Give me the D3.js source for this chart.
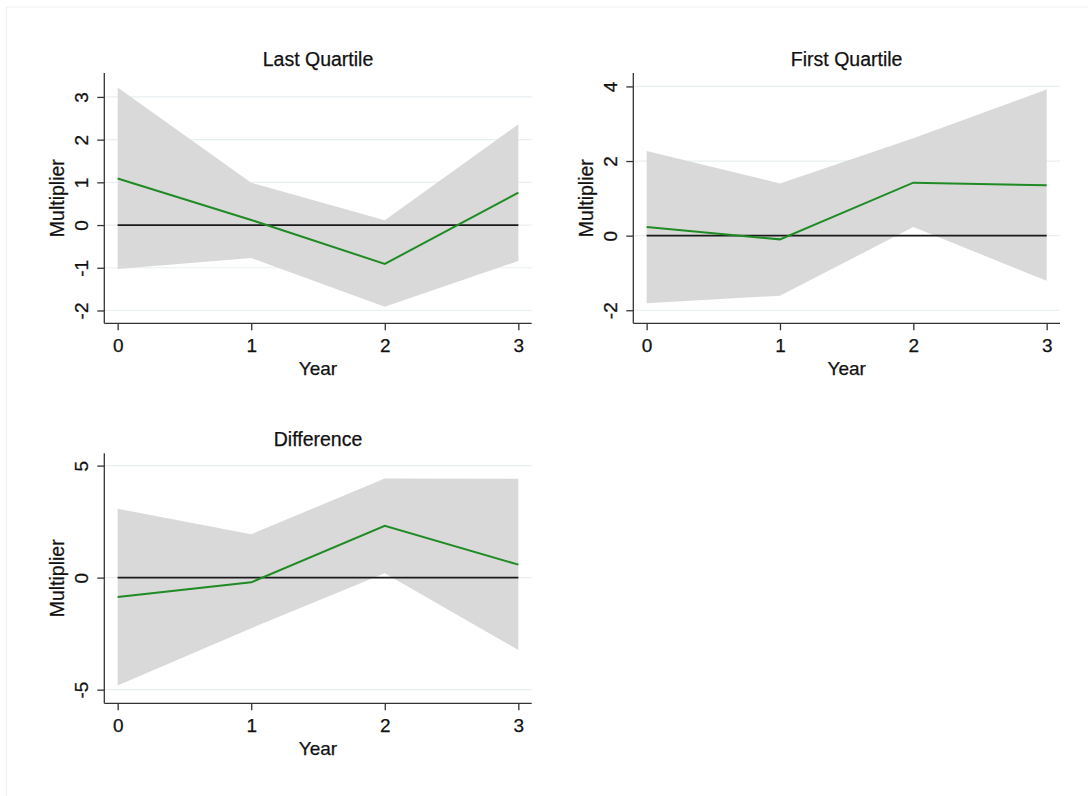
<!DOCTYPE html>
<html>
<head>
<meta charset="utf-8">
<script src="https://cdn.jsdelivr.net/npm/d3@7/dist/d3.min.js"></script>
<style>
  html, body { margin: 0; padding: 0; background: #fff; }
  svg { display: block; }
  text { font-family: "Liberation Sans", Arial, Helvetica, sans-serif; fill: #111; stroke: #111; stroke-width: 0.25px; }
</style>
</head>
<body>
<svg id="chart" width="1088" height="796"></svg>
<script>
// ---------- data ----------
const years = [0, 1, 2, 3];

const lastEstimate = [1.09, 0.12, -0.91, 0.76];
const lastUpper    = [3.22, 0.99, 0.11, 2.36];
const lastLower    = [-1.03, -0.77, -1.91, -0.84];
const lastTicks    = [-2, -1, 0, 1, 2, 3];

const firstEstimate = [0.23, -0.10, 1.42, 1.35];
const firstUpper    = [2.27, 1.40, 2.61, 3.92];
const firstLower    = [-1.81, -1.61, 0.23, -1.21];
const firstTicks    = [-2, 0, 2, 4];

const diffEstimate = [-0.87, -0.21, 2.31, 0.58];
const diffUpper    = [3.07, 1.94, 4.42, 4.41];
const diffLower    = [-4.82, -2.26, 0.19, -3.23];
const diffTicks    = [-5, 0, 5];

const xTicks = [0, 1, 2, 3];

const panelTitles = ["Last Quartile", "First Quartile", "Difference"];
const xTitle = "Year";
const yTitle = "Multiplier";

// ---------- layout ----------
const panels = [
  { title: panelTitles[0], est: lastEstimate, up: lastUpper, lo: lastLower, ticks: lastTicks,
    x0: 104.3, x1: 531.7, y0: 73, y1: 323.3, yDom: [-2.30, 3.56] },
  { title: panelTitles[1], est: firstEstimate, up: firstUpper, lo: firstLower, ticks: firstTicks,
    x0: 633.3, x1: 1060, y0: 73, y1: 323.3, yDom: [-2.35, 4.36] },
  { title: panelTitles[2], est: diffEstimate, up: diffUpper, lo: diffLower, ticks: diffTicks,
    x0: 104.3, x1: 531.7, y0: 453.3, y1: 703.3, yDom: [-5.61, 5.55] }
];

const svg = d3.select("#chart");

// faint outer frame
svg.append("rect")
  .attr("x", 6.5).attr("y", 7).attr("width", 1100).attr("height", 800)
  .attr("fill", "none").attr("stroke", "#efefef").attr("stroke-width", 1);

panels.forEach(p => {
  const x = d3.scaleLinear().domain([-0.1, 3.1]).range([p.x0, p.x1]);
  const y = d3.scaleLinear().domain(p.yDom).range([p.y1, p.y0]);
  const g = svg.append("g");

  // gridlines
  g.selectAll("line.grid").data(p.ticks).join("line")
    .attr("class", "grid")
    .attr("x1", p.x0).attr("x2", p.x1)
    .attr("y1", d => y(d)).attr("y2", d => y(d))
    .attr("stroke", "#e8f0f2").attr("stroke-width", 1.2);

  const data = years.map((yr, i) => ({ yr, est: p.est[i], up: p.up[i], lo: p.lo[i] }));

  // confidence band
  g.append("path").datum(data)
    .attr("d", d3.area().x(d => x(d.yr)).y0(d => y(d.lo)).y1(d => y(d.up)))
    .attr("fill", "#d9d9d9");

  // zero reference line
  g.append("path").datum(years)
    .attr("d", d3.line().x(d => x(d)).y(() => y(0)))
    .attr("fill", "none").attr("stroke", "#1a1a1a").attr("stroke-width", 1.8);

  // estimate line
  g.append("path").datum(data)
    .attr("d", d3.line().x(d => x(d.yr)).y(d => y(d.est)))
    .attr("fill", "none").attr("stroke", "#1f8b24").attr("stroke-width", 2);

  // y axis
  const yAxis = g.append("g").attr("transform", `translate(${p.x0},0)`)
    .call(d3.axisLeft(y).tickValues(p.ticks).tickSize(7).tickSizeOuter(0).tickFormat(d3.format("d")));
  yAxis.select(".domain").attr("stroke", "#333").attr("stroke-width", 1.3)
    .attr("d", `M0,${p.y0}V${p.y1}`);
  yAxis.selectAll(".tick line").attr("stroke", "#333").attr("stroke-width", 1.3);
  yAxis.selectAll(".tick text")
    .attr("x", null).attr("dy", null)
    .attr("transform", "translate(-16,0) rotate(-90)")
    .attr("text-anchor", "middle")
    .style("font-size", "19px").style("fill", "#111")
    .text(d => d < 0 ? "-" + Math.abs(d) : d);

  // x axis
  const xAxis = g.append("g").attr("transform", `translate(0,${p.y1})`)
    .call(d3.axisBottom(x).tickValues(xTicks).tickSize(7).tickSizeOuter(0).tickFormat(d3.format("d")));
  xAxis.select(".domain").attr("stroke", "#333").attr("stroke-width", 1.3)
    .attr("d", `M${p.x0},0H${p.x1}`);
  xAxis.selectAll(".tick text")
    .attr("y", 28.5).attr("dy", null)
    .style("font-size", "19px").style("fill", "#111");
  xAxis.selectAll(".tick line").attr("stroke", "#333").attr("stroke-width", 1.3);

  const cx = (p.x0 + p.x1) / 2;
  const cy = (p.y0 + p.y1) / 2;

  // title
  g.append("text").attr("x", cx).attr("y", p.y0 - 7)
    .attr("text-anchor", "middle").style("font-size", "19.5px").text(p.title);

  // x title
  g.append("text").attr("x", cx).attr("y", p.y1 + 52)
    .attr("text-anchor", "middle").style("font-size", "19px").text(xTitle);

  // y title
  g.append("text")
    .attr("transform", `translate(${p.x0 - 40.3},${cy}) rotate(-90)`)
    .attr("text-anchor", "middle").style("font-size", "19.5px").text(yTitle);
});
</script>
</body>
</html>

---

Set the data above down again exactly as given, with no pictures.

Give me the D3.js source for this chart.
<!DOCTYPE html>
<html>
<head>
<meta charset="utf-8">
<script src="https://cdn.jsdelivr.net/npm/d3@7/dist/d3.min.js"></script>
<style>
  html, body { margin: 0; padding: 0; background: #fff; }
  svg { display: block; }
  text { font-family: "Liberation Sans", Arial, Helvetica, sans-serif; fill: #111; stroke: #111; stroke-width: 0.25px; }
</style>
</head>
<body>
<svg id="chart" width="1088" height="796"></svg>
<script>
// ---------- data ----------
const years = [0, 1, 2, 3];

const lastEstimate = [1.09, 0.12, -0.91, 0.76];
const lastUpper    = [3.22, 0.99, 0.11, 2.36];
const lastLower    = [-1.03, -0.77, -1.91, -0.84];
const lastTicks    = [-2, -1, 0, 1, 2, 3];

const firstEstimate = [0.23, -0.10, 1.42, 1.35];
const firstUpper    = [2.27, 1.40, 2.61, 3.92];
const firstLower    = [-1.81, -1.61, 0.23, -1.21];
const firstTicks    = [-2, 0, 2, 4];

const diffEstimate = [-0.87, -0.21, 2.31, 0.58];
const diffUpper    = [3.07, 1.94, 4.42, 4.41];
const diffLower    = [-4.82, -2.26, 0.19, -3.23];
const diffTicks    = [-5, 0, 5];

const xTicks = [0, 1, 2, 3];

const panelTitles = ["Last Quartile", "First Quartile", "Difference"];
const xTitle = "Year";
const yTitle = "Multiplier";

// ---------- layout ----------
const panels = [
  { title: panelTitles[0], est: lastEstimate, up: lastUpper, lo: lastLower, ticks: lastTicks,
    x0: 104.3, x1: 531.7, y0: 73, y1: 323.3, yDom: [-2.30, 3.56] },
  { title: panelTitles[1], est: firstEstimate, up: firstUpper, lo: firstLower, ticks: firstTicks,
    x0: 633.3, x1: 1060, y0: 73, y1: 323.3, yDom: [-2.35, 4.36] },
  { title: panelTitles[2], est: diffEstimate, up: diffUpper, lo: diffLower, ticks: diffTicks,
    x0: 104.3, x1: 531.7, y0: 453.3, y1: 703.3, yDom: [-5.61, 5.55] }
];

const svg = d3.select("#chart");

// faint outer frame
svg.append("rect")
  .attr("x", 6.5).attr("y", 7).attr("width", 1100).attr("height", 800)
  .attr("fill", "none").attr("stroke", "#efefef").attr("stroke-width", 1);

panels.forEach(p => {
  const x = d3.scaleLinear().domain([-0.1, 3.1]).range([p.x0, p.x1]);
  const y = d3.scaleLinear().domain(p.yDom).range([p.y1, p.y0]);
  const g = svg.append("g");

  // gridlines
  g.selectAll("line.grid").data(p.ticks).join("line")
    .attr("class", "grid")
    .attr("x1", p.x0).attr("x2", p.x1)
    .attr("y1", d => y(d)).attr("y2", d => y(d))
    .attr("stroke", "#e8f0f2").attr("stroke-width", 1.2);

  const data = years.map((yr, i) => ({ yr, est: p.est[i], up: p.up[i], lo: p.lo[i] }));

  // confidence band
  g.append("path").datum(data)
    .attr("d", d3.area().x(d => x(d.yr)).y0(d => y(d.lo)).y1(d => y(d.up)))
    .attr("fill", "#d9d9d9");

  // zero reference line
  g.append("path").datum(years)
    .attr("d", d3.line().x(d => x(d)).y(() => y(0)))
    .attr("fill", "none").attr("stroke", "#1a1a1a").attr("stroke-width", 1.8);

  // estimate line
  g.append("path").datum(data)
    .attr("d", d3.line().x(d => x(d.yr)).y(d => y(d.est)))
    .attr("fill", "none").attr("stroke", "#1f8b24").attr("stroke-width", 2);

  // y axis
  const yAxis = g.append("g").attr("transform", `translate(${p.x0},0)`)
    .call(d3.axisLeft(y).tickValues(p.ticks).tickSize(7).tickSizeOuter(0).tickFormat(d3.format("d")));
  yAxis.select(".domain").attr("stroke", "#333").attr("stroke-width", 1.3)
    .attr("d", `M0,${p.y0}V${p.y1}`);
  yAxis.selectAll(".tick line").attr("stroke", "#333").attr("stroke-width", 1.3);
  yAxis.selectAll(".tick text")
    .attr("x", null).attr("dy", null)
    .attr("transform", "translate(-16,0) rotate(-90)")
    .attr("text-anchor", "middle")
    .style("font-size", "19px").style("fill", "#111")
    .text(d => d < 0 ? "-" + Math.abs(d) : d);

  // x axis
  const xAxis = g.append("g").attr("transform", `translate(0,${p.y1})`)
    .call(d3.axisBottom(x).tickValues(xTicks).tickSize(7).tickSizeOuter(0).tickFormat(d3.format("d")));
  xAxis.select(".domain").attr("stroke", "#333").attr("stroke-width", 1.3)
    .attr("d", `M${p.x0},0H${p.x1}`);
  xAxis.selectAll(".tick text")
    .attr("y", 28.5).attr("dy", null)
    .style("font-size", "19px").style("fill", "#111");
  xAxis.selectAll(".tick line").attr("stroke", "#333").attr("stroke-width", 1.3);

  const cx = (p.x0 + p.x1) / 2;
  const cy = (p.y0 + p.y1) / 2;

  // title
  g.append("text").attr("x", cx).attr("y", p.y0 - 7)
    .attr("text-anchor", "middle").style("font-size", "19.5px").text(p.title);

  // x title
  g.append("text").attr("x", cx).attr("y", p.y1 + 52)
    .attr("text-anchor", "middle").style("font-size", "19px").text(xTitle);

  // y title
  g.append("text")
    .attr("transform", `translate(${p.x0 - 40.3},${cy}) rotate(-90)`)
    .attr("text-anchor", "middle").style("font-size", "19.5px").text(yTitle);
});
</script>
</body>
</html>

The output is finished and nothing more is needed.